Critical Perspectives

Engaging with The Way of Perfection from a modern analytical standpoint reveals several rich avenues for critical thought. First, its gendered reception and authority are noteworthy: Teresa, a woman in a rigidly patriarchal 16th-century Church, had to navigate and subvert authority structures to teach and reform. Her self-deprecating style ("a foolish woman's thoughts") is a strategic rhetorical device that allowed her to convey revolutionary ideas within an acceptable framework.
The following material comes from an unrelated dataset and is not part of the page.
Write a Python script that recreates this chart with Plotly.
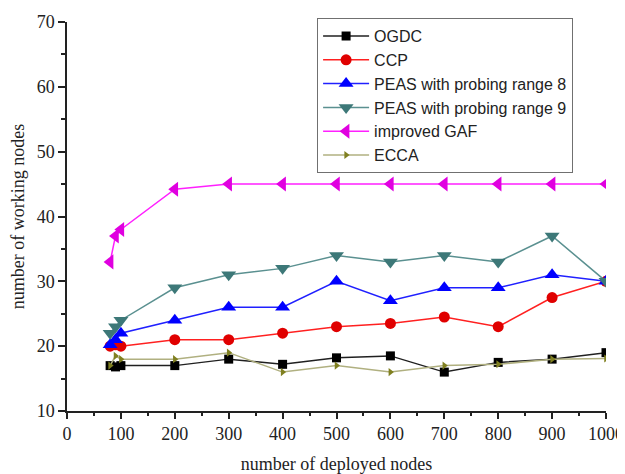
import plotly.graph_objects as go

x_nodes = [80, 90, 100, 200, 300, 400, 500, 600, 700, 800, 900, 1000]
ogdc = [17, 16.8, 17, 17, 18, 17.2, 18.2, 18.5, 16, 17.5, 18, 19]
ccp = [20, 20.2, 20, 21, 21, 22, 23, 23.5, 24.5, 23, 27.5, 30]
peas8 = [20.2, 21, 22, 24, 26, 26, 30, 27, 29, 29, 31, 30]
peas9 = [22, 23, 24, 29, 31, 32, 34, 33, 34, 33, 37, 30]
gaf = [33, 37, 38, 44.2, 45, 45, 45, 45, 45, 45, 45, 45]
ecca = [17, 18.5, 18, 18, 19, 16, 17, 16, 17, 17.2, 18, 18.1]

series = [
    ("OGDC", ogdc, "#202020", "#000000", "square", 9),
    ("CCP", ccp, "#ff2020", "#e00000", "circle", 11),
    ("PEAS with probing range 8", peas8, "#2020ff", "#0000ff", "triangle-up", 13),
    ("PEAS with probing range 9", peas9, "#5a9090", "#3d7878", "triangle-down", 13),
    ("improved GAF", gaf, "#ff20ff", "#e000e0", "triangle-left", 13),
    ("ECCA", ecca, "#b0b080", "#808020", "triangle-right", 7),
]

fig = go.Figure()
for name, ys, lc, mc, sym, sz in series:
    fig.add_trace(go.Scatter(
        x=x_nodes, y=ys, name=name, mode="lines+markers",
        line=dict(color=lc, width=1.5),
        marker=dict(color=mc, symbol=sym, size=sz, line=dict(width=0)),
    ))

serif = "Liberation Serif"
fig.update_layout(
    width=617, height=466,
    margin=dict(l=59, r=19, t=10, b=63),
    plot_bgcolor="white", paper_bgcolor="white",
    showlegend=True,
    legend=dict(
        x=0.464, y=1.01, xanchor="left", yanchor="top",
        bgcolor="white", bordercolor="#707070", borderwidth=1,
        font=dict(family="Liberation Sans", size=16, color="#222"),
        tracegroupgap=0, itemwidth=46,
    ),
    xaxis=dict(
        range=[0, 1000], tickmode="array",
        tickvals=[0, 100, 200, 300, 400, 500, 600, 700, 800, 900, 1000],
        ticks="outside", ticklen=6, tickwidth=1.5, tickcolor="#222",
        showline=True, linecolor="#222", linewidth=1.5, showgrid=False, zeroline=False,
        minor=dict(dtick=50, ticks="outside", ticklen=3, tickwidth=1.5, tickcolor="#222"),
        tickfont=dict(family=serif, size=18, color="#222"),
        automargin=False, ticklabeloverflow="allow",
        title=dict(text="number of deployed nodes", font=dict(family=serif, size=18, color="#222"), standoff=14),
    ),
    yaxis=dict(
        range=[10, 70], tickmode="array", tickvals=[10, 20, 30, 40, 50, 60, 70],
        ticks="outside", ticklen=7, tickwidth=1.5, tickcolor="#222",
        showline=True, linecolor="#222", linewidth=1.5, showgrid=False, zeroline=False,
        minor=dict(dtick=5, ticks="outside", ticklen=4, tickwidth=1.5, tickcolor="#222"),
        tickfont=dict(family=serif, size=18, color="#222"),
        automargin=False, ticklabeloverflow="allow",
        title=dict(text="number of working nodes", font=dict(family=serif, size=18, color="#222"), standoff=8),
    ),
)
fig.write_html("out.html")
Second, readers can explore the tension between structure and spontaneity. While Teresa provides a detailed "method," her ultimate goal is a relationship that transcends method. The rules of the monastic life are the trellis; the flowering of mystical love is the vine. Finally, one can examine its relevance for a non-monastic audience. The core principles—the need for a disciplined practice of interiority, the warning against spiritual materialism, and the integration of prayer and practical love—offer profound insights for anyone pursuing a deeper inner life amidst secular responsibilities.

Summary

  • It is a practical manual for transformation: Written for her nuns, Teresa’s guide systematically outlines the progression from vocal prayer to mystical union, emphasizing disciplined practice as the path to contemplative depth.
  • The soul’s journey is mapped by metaphor: The Interior Castle, with its seven mansions, provides a framework for understanding the stages from outer worldly engagement to the innermost chamber of divine marriage.
  • Psychological insight is central: Teresa offers astute observations on self-deception and spiritual ambition, teaching that true growth occurs through humility and perseverance in dryness, not the pursuit of consolations.
  • Contemplation and action are inseparable: Deep prayer (contemplative depth) must be evidenced by active love for others, humility, and detachment from ego and worldly status.
  • It remains a foundational text: As an essential work in the Western mystical tradition, its teachings on the interior life possess enduring relevance for anyone engaged in a serious contemplative practice.